Race and Racism in Trump’s America’s America

To be frank I didn’t want to write about the outcome of the election. I didn’t want to have to give it more than half a second of thought. I didn’t want to seriously confront the reality that is before us. In the days following the election a wave of indignation flooded over me and I found myself not even wanting to talk about the results. I felt as though I didn’t owe anyone my insight or a report on how I was feeling. Instead I chose to consume. I gorged on every tweet, op-ed, podcast, Facebook post, etc. that I could find and as I sought to make sense of what had happened I came to understand that my silence was not an option.

In my search for answers I was reminded that although shocking a Trump presidency should not come as surprise. Trump is tragically symptomatic of what America really is. The results of the election are in no way ahistorical. America was, is, and has been cradled in a sordid legacy of racism and discrimination. The very foundation of who we are rests upon the same foundation upon which Donald Trump built his campaign, the preservation of white supremacy. And sure, there’s room to acknowledge the ways in which progress has been made in this country but there is obviously still so much more work to do.

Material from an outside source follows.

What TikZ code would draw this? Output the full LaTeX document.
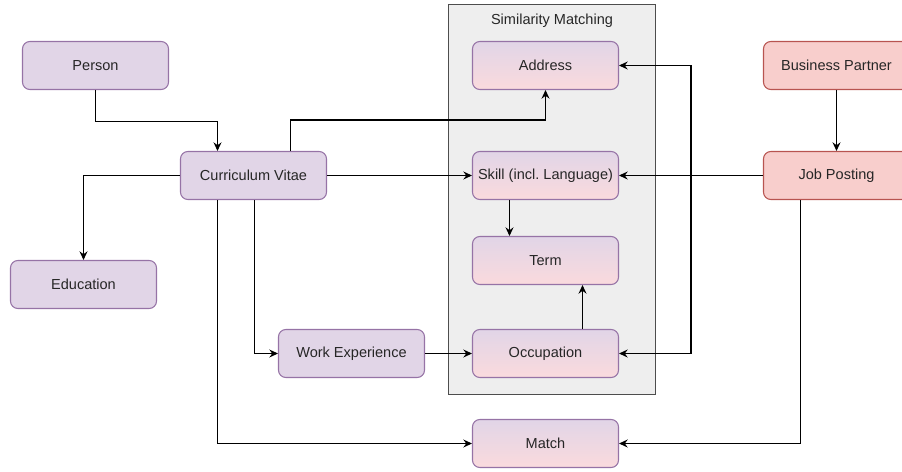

We here in the ivory tower are not immune to the existing structures of larger society. Masked as bastions of progress and innovative thinking, higher education institutions often replicate patterns of injustice. The University of Richmond is no stranger to the replication process, whether we turn to the on-campus minstrel shows of the 50s, resistance to integration in the 60s, or the fight to maintain “Dixie” and the Confederate flag as university symbols in the 70s. Although the University has begun to move from its reputation as an exclusive, all-white, Southern institution it still posits the stories and contributions of white men as central to the narrative and neglects to acknowledge the vital role that people from minority groups have played in the University’s success. That privileging of whiteness in University history does little to dismantle the underbelly of white supremacy.

Now more than ever projects like this matter. People need to know and understand actual silenced voices. People need to confront the University’s racist past and its implications in the present. We need to reclaim that history and uncover the stories of those who currently exist on the margins. We, myself included, must continue to publicly engage in questions of the past in order to continue the undoing of racial inequality.